** begin Collected data **

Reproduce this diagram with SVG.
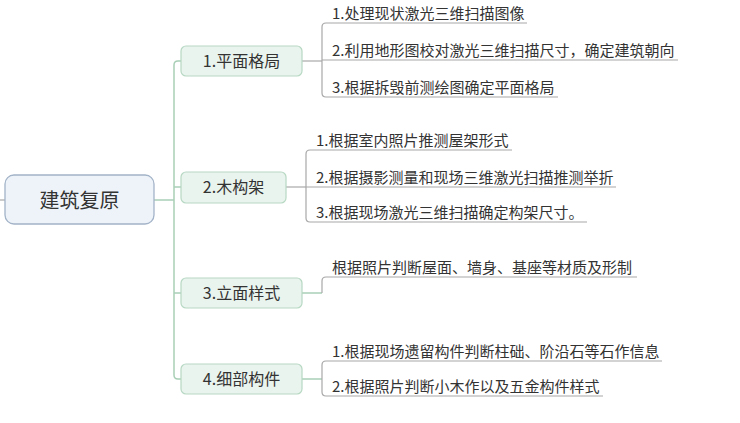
<svg xmlns="http://www.w3.org/2000/svg" width="740" height="423" viewBox="0 0 740 423">
<style>
.root{fill:#eef3fa;stroke:#a3b3c8;stroke-width:1.3}
.sub{fill:#eaf4ee;stroke:#b7d8c3;stroke-width:1.2}
.trunk{fill:none;stroke:#a9cfb7;stroke-width:1.5}
.leafln{fill:none;stroke:#a8a8a8;stroke-width:1.2}
text{font-family:"Noto Sans CJK SC","Liberation Sans",sans-serif;fill:#333}
.rt{font-size:20px;text-anchor:middle}
.st{font-size:16px;text-anchor:middle}
.lt{font-size:15px}
</style>
<rect width="740" height="423" fill="#ffffff"/>
<g id="connectors">
<path class="leafln" d="M0 200 H5"/>
<path class="trunk" d="M154 200 H174"/>
<path class="trunk" d="M181 61 H178 Q174 61 174 65 V375 Q174 379 178 379 H181"/>
<path class="trunk" d="M174 187 H181"/>
<path class="trunk" d="M174 293 H181"/>
<path class="leafln" d="M302 61 H322"/>
<path class="leafln" d="M527 23 H326 Q322 23 322 27 V93 Q322 97 326 97 H558"/>
<path class="leafln" d="M322 60 H678"/>
<path class="leafln" d="M286 187 H306"/>
<path class="leafln" d="M512 150 H310 Q306 150 306 154 V218 Q306 222 310 222 H587"/>
<path class="leafln" d="M306 187 H616"/>
<path class="trunk" d="M302 293 H322"/>
<path class="leafln" d="M322 293 V281 Q322 277 326 277 H637"/>
<path class="trunk" d="M302 379 H322"/>
<path class="leafln" d="M662 361 H326 Q322 361 322 365 V392 Q322 396 326 396 H603"/>
</g>
<g id="root">
<rect class="root" x="5" y="175" width="149" height="49" rx="9"/>
<text class="rt" x="79.5" y="208">建筑复原</text>
</g>
<g id="n1">
<rect class="sub" x="181" y="46" width="121" height="30" rx="5"/>
<text class="st" x="241.5" y="67">1.平面格局</text>
</g>
<g id="n2">
<rect class="sub" x="181" y="172" width="105" height="31" rx="5"/>
<text class="st" x="233.5" y="193">2.木构架</text>
</g>
<g id="n3">
<rect class="sub" x="181" y="278" width="121" height="30" rx="5"/>
<text class="st" x="241.5" y="299">3.立面样式</text>
</g>
<g id="n4">
<rect class="sub" x="181" y="364" width="121" height="30" rx="5"/>
<text class="st" x="241.5" y="385">4.细部构件</text>
</g>
<g id="leaf1-1"><text class="lt" x="332" y="19">1.处理现状激光三维扫描图像</text></g>
<g id="leaf1-2"><text class="lt" x="332" y="56">2.利用地形图校对激光三维扫描尺寸，确定建筑朝向</text></g>
<g id="leaf1-3"><text class="lt" x="332" y="93">3.根据拆毁前测绘图确定平面格局</text></g>
<g id="leaf2-1"><text class="lt" x="316" y="146">1.根据室内照片推测屋架形式</text></g>
<g id="leaf2-2"><text class="lt" x="316" y="183">2.根据摄影测量和现场三维激光扫描推测举折</text></g>
<g id="leaf2-3"><text class="lt" x="316" y="218">3.根据现场激光三维扫描确定构架尺寸。</text></g>
<g id="leaf3-1"><text class="lt" x="332" y="273">根据照片判断屋面、墙身、基座等材质及形制</text></g>
<g id="leaf4-1"><text class="lt" x="332" y="357">1.根据现场遗留构件判断柱础、阶沿石等石作信息</text></g>
<g id="leaf4-2"><text class="lt" x="332" y="392">2.根据照片判断小木作以及五金构件样式</text></g>
</svg>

** end Collected data **

- [What to work on]: Transcribe the material exactly, and leave out whatever pictures it holds.

- [Written solution]:
Reproduce this diagram with SVG.
<svg xmlns="http://www.w3.org/2000/svg" width="740" height="423" viewBox="0 0 740 423">
<style>
.root{fill:#eef3fa;stroke:#a3b3c8;stroke-width:1.3}
.sub{fill:#eaf4ee;stroke:#b7d8c3;stroke-width:1.2}
.trunk{fill:none;stroke:#a9cfb7;stroke-width:1.5}
.leafln{fill:none;stroke:#a8a8a8;stroke-width:1.2}
text{font-family:"Noto Sans CJK SC","Liberation Sans",sans-serif;fill:#333}
.rt{font-size:20px;text-anchor:middle}
.st{font-size:16px;text-anchor:middle}
.lt{font-size:15px}
</style>
<rect width="740" height="423" fill="#ffffff"/>
<g id="connectors">
<path class="leafln" d="M0 200 H5"/>
<path class="trunk" d="M154 200 H174"/>
<path class="trunk" d="M181 61 H178 Q174 61 174 65 V375 Q174 379 178 379 H181"/>
<path class="trunk" d="M174 187 H181"/>
<path class="trunk" d="M174 293 H181"/>
<path class="leafln" d="M302 61 H322"/>
<path class="leafln" d="M527 23 H326 Q322 23 322 27 V93 Q322 97 326 97 H558"/>
<path class="leafln" d="M322 60 H678"/>
<path class="leafln" d="M286 187 H306"/>
<path class="leafln" d="M512 150 H310 Q306 150 306 154 V218 Q306 222 310 222 H587"/>
<path class="leafln" d="M306 187 H616"/>
<path class="trunk" d="M302 293 H322"/>
<path class="leafln" d="M322 293 V281 Q322 277 326 277 H637"/>
<path class="trunk" d="M302 379 H322"/>
<path class="leafln" d="M662 361 H326 Q322 361 322 365 V392 Q322 396 326 396 H603"/>
</g>
<g id="root">
<rect class="root" x="5" y="175" width="149" height="49" rx="9"/>
<text class="rt" x="79.5" y="208">建筑复原</text>
</g>
<g id="n1">
<rect class="sub" x="181" y="46" width="121" height="30" rx="5"/>
<text class="st" x="241.5" y="67">1.平面格局</text>
</g>
<g id="n2">
<rect class="sub" x="181" y="172" width="105" height="31" rx="5"/>
<text class="st" x="233.5" y="193">2.木构架</text>
</g>
<g id="n3">
<rect class="sub" x="181" y="278" width="121" height="30" rx="5"/>
<text class="st" x="241.5" y="299">3.立面样式</text>
</g>
<g id="n4">
<rect class="sub" x="181" y="364" width="121" height="30" rx="5"/>
<text class="st" x="241.5" y="385">4.细部构件</text>
</g>
<g id="leaf1-1"><text class="lt" x="332" y="19">1.处理现状激光三维扫描图像</text></g>
<g id="leaf1-2"><text class="lt" x="332" y="56">2.利用地形图校对激光三维扫描尺寸，确定建筑朝向</text></g>
<g id="leaf1-3"><text class="lt" x="332" y="93">3.根据拆毁前测绘图确定平面格局</text></g>
<g id="leaf2-1"><text class="lt" x="316" y="146">1.根据室内照片推测屋架形式</text></g>
<g id="leaf2-2"><text class="lt" x="316" y="183">2.根据摄影测量和现场三维激光扫描推测举折</text></g>
<g id="leaf2-3"><text class="lt" x="316" y="218">3.根据现场激光三维扫描确定构架尺寸。</text></g>
<g id="leaf3-1"><text class="lt" x="332" y="273">根据照片判断屋面、墙身、基座等材质及形制</text></g>
<g id="leaf4-1"><text class="lt" x="332" y="357">1.根据现场遗留构件判断柱础、阶沿石等石作信息</text></g>
<g id="leaf4-2"><text class="lt" x="332" y="392">2.根据照片判断小木作以及五金构件样式</text></g>
</svg>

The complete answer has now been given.